Hello from Dubai, Where the Fleece Quotient Is High
You know you’re at a climate event when ...
One tool I have developed in my years of climate reporting might be described as the fleece quotient. This is the idea that you can generally predict if something is a climate event — a category I consider in its broadest terms, including but not limited to a scientific conference, a protest, or an international meeting — if more people attending it are wearing fleece than not. (It is distinct but related to the Patagonia ratio.)

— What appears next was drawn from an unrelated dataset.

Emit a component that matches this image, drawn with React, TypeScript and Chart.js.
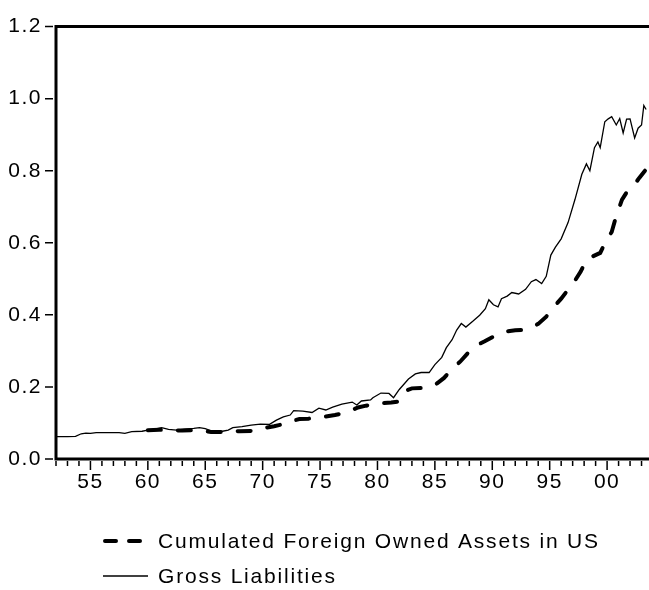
import { useEffect, useRef } from "react";
import { Chart, registerables } from "chart.js";

Chart.register(...registerables);

// Cumulated Foreign Owned Assets in US (share, dashed)
const assetsYears = [
  1960.0, 1961.0, 1962.0, 1963.0, 1964.0, 1964.8, 1965.5, 1966.5, 1967.3, 1968.0,
  1969.0, 1969.6, 1970.3, 1971.0, 1971.8, 1972.5, 1973.2, 1974.0, 1974.8, 1975.5,
  1976.3, 1977.0, 1977.7, 1978.3, 1979.0, 1979.7, 1980.5, 1981.2, 1981.9, 1982.5,
  1983.0, 1984.0, 1984.6, 1985.2, 1985.8, 1986.5, 1987.2, 1987.9, 1988.6, 1989.3,
  1990.0, 1990.6, 1991.3, 1992.0, 1992.7, 1993.3, 1994.0, 1994.7, 1995.3, 1996.0,
  1996.6, 1997.2, 1997.7, 1998.2, 1998.8, 1999.4, 1999.9, 2000.4, 2000.8, 2001.3,
  2001.8, 2002.3, 2002.8, 2003.3,
];
const assetsValues = [
  0.080, 0.081, 0.080, 0.079, 0.080, 0.078, 0.075, 0.075, 0.078, 0.077,
  0.078, 0.080, 0.087, 0.091, 0.097, 0.105, 0.111, 0.112, 0.114, 0.118,
  0.122, 0.127, 0.135, 0.143, 0.148, 0.152, 0.155, 0.157, 0.160, 0.190,
  0.196, 0.197, 0.200, 0.210, 0.225, 0.250, 0.270, 0.295, 0.315, 0.326,
  0.338, 0.347, 0.354, 0.357, 0.358, 0.363, 0.375, 0.395, 0.420, 0.445,
  0.470, 0.495, 0.520, 0.553, 0.563, 0.572, 0.605, 0.630, 0.675, 0.720,
  0.745, 0.758, 0.780, 0.800,
];

// Gross Liabilities (share, thin solid)
const grossYears = [
  1952.0, 1953.0, 1953.7, 1954.2, 1954.6, 1955.0, 1955.5, 1956.5, 1957.5, 1958.0,
  1958.6, 1959.5, 1960.0, 1960.6, 1961.2, 1961.8, 1962.5, 1963.2, 1964.0, 1964.5,
  1965.0, 1965.5, 1966.5, 1967.0, 1967.4, 1968.2, 1969.0, 1969.8, 1970.6, 1971.2,
  1971.8, 1972.4, 1972.7, 1973.5, 1974.3, 1974.9, 1975.5, 1976.1, 1976.9, 1977.8,
  1978.2, 1978.6, 1979.4, 1979.6, 1980.3, 1981.0, 1981.4, 1981.9, 1982.7, 1983.3,
  1983.8, 1984.5, 1985.0, 1985.6, 1986.0, 1986.5, 1986.9, 1987.3, 1987.7, 1988.3,
  1988.9, 1989.4, 1989.7, 1990.1, 1990.5, 1990.8, 1991.3, 1991.7, 1992.3, 1992.9,
  1993.4, 1993.8, 1994.3, 1994.7, 1995.1, 1995.5, 1996.0, 1996.6, 1997.2, 1997.8,
  1998.2, 1998.5, 1998.9, 1999.2, 1999.4, 1999.8, 2000.1, 2000.4, 2000.8, 2001.1,
  2001.4, 2001.7, 2002.0, 2002.4, 2002.7, 2003.0, 2003.2, 2003.4,
];
const grossValues = [
  0.062, 0.062, 0.063, 0.070, 0.072, 0.071, 0.073, 0.073, 0.073, 0.071,
  0.076, 0.077, 0.080, 0.083, 0.087, 0.082, 0.080, 0.083, 0.085, 0.087,
  0.084, 0.078, 0.077, 0.080, 0.087, 0.090, 0.094, 0.097, 0.096, 0.108,
  0.117, 0.122, 0.134, 0.133, 0.129, 0.141, 0.136, 0.144, 0.152, 0.158,
  0.150, 0.161, 0.164, 0.170, 0.183, 0.182, 0.170, 0.193, 0.222, 0.236,
  0.240, 0.240, 0.262, 0.282, 0.309, 0.331, 0.358, 0.376, 0.366, 0.382,
  0.399, 0.417, 0.442, 0.428, 0.422, 0.445, 0.452, 0.462, 0.458, 0.471,
  0.492, 0.498, 0.487, 0.507, 0.566, 0.588, 0.611, 0.656, 0.720, 0.790,
  0.819, 0.800, 0.864, 0.880, 0.864, 0.936, 0.944, 0.950, 0.927, 0.945,
  0.905, 0.943, 0.944, 0.891, 0.918, 0.927, 0.981, 0.970,
];

const legendLabels = ["Cumulated Foreign Owned Assets in US", "Gross Liabilities"];
const yTickValues = [0, 0.2, 0.4, 0.6, 0.8, 1.0, 1.2];
const xLabelYears = [1955, 1960, 1965, 1970, 1975, 1980, 1985, 1990, 1995, 2000];
const xFirstYear = 1952;
const xLastTickYear = 2003;

const FONT = "'Liberation Sans', Arial, Helvetica, sans-serif";

export default function App() {
  const ref = useRef<HTMLCanvasElement | null>(null);

  useEffect(() => {
    document.body.style.margin = "0";
    const canvas = ref.current;
    if (!canvas) return;

    const decor = {
      id: "decor",
      beforeDraw(chart: any) {
        chart.ctx.letterSpacing = "1.5px";
      },
      afterDraw(chart: any) {
        const { ctx, chartArea, scales } = chart;
        const { left, top, right, bottom } = chartArea;
        const xs = scales.x;
        const ys = scales.y;
        ctx.save();
        ctx.strokeStyle = "#000";
        ctx.lineCap = "butt";
        // frame (left, top, bottom)
        ctx.lineWidth = 3;
        ctx.beginPath();
        ctx.moveTo(left, bottom);
        ctx.lineTo(left, top);
        ctx.lineTo(right, top);
        ctx.moveTo(left - 1.5, bottom);
        ctx.lineTo(right, bottom);
        ctx.stroke();
        // y ticks
        ctx.lineWidth = 1.5;
        ctx.beginPath();
        yTickValues.forEach((v) => {
          const py = ys.getPixelForValue(v);
          ctx.moveTo(left - 11, py);
          ctx.lineTo(left - 3, py);
        });
        // x ticks (yearly, long every 5 years)
        for (let yr = xFirstYear; yr <= xLastTickYear; yr++) {
          const px = xs.getPixelForValue(yr);
          const major = yr % 5 === 0;
          ctx.moveTo(px, bottom + 2);
          ctx.lineTo(px, bottom + (major ? 11 : 7));
        }
        ctx.stroke();

        // legend
        const ds = chart.data.datasets;
        const rows = [541, 576];
        const sx0 = 105;
        const sx1 = 143;
        ds.forEach((d: any, i: number) => {
          const yy = rows[i];
          ctx.save();
          ctx.lineWidth = d.borderWidth;
          ctx.lineCap = d.borderCapStyle || "butt";
          ctx.setLineDash(i === 0 ? [11, 13] : []);
          ctx.beginPath();
          ctx.moveTo(i === 0 ? sx0 : 103, yy);
          ctx.lineTo(i === 0 ? sx1 - 2 : 148, yy);
          ctx.stroke();
          ctx.restore();
          ctx.fillStyle = "#000";
          ctx.font = `21px ${FONT}`;
          ctx.letterSpacing = "1.8px";
          ctx.textAlign = "left";
          ctx.textBaseline = "middle";
          ctx.fillText(d.label, 158, yy + 1);
        });
        ctx.restore();
        ctx.letterSpacing = "0px";
      },
    };

    const chart = new Chart(canvas, {
      type: "line",
      data: {
        datasets: [
          {
            label: legendLabels[0],
            data: assetsYears.map((x, i) => ({ x, y: assetsValues[i] })),
            borderColor: "#000",
            borderWidth: 4,
            borderDash: [13, 17],
            borderCapStyle: "round",
            pointRadius: 0,
            tension: 0,
            fill: false,
          },
          {
            label: legendLabels[1],
            data: grossYears.map((x, i) => ({ x, y: grossValues[i] })),
            borderColor: "#000",
            borderWidth: 1.3,
            pointRadius: 0,
            tension: 0,
            fill: false,
          },
        ],
      },
      options: {
        animation: false,
        responsive: false,
        layout: { padding: { top: 16, left: 0, right: 0, bottom: 0 } },
        plugins: { legend: { display: false }, tooltip: { enabled: false } },
        scales: {
          x: {
            type: "linear",
            min: 1952,
            max: 2003.65,
            grid: { display: false, drawTicks: false },
            border: { display: false },
            afterBuildTicks: (s: any) => {
              s.ticks = xLabelYears.map((v) => ({ value: v }));
            },
            afterFit: (s: any) => {
              s.height = 131;
            },
            ticks: {
              autoSkip: false,
              maxRotation: 0,
              padding: 11,
              color: "#000",
              font: { family: FONT, size: 21 },
              callback: (v: any) => String(Number(v) % 100).padStart(2, "0"),
            },
          },
          y: {
            min: 0,
            max: 1.2,
            grid: { display: false, drawTicks: false },
            border: { display: false },
            afterBuildTicks: (s: any) => {
              s.ticks = yTickValues.map((v) => ({ value: v }));
            },
            afterFit: (s: any) => {
              s.width = 56;
            },
            ticks: {
              padding: 14,
              color: "#000",
              font: { family: FONT, size: 21 },
              callback: (v: any) => Number(v).toFixed(1),
            },
          },
        },
      },
      plugins: [decor],
    });

    return () => chart.destroy();
  }, []);

  return (
    <div style={{ width: 649, height: 590, background: "#fff" }}>
      <canvas ref={ref} width={649} height={590} style={{ display: "block" }} />
    </div>
  );
}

This methodology is not perfect: In some cities, one can accidentally trip the fleece quotient on an ordinary Back to School night or even during a Sunday afternoon shop at Costco. And a true accounting of the fleece quotient (F.Q.) requires being attuned to microdemographic vagaries: If a fleece item is adorned with a third-party corporate logo, for instance, it is disqualified; but if it has an academic institution’s logo, then it counts twice. (If it’s embroidered with a major foundation’s logo? That’s five points, easy.)
But I have found it to be generally robust. In San Francisco (a fleece-friendly place to begin with), it is possible to tell when 25,000 Earth scientists arrive for their large annual conference because the city’s fleece quotient slightly but perceptibly rises.
This is all to say: Last night, I boarded a long-haul flight from Newark that had a fleece quotient to rival that of the Seattle REI. It was, of course, filled with people headed to the United Nations’ annual climate conference in Dubai — that is, the 28th annual meeting of the Conference of the Parties of the UN Framework Convention on Climate Change, or COP28.
For the next week or so, I’ll be attending the conference and writing notes about what I see. (COP itself runs to December 12.) I’ll also be trying to decode and filter the daily flood of climate news that tends to characterize this week. COP is the one moment every year when the world focuses on climate change — and as I think we’ll see this week, that can be both for good and for ill.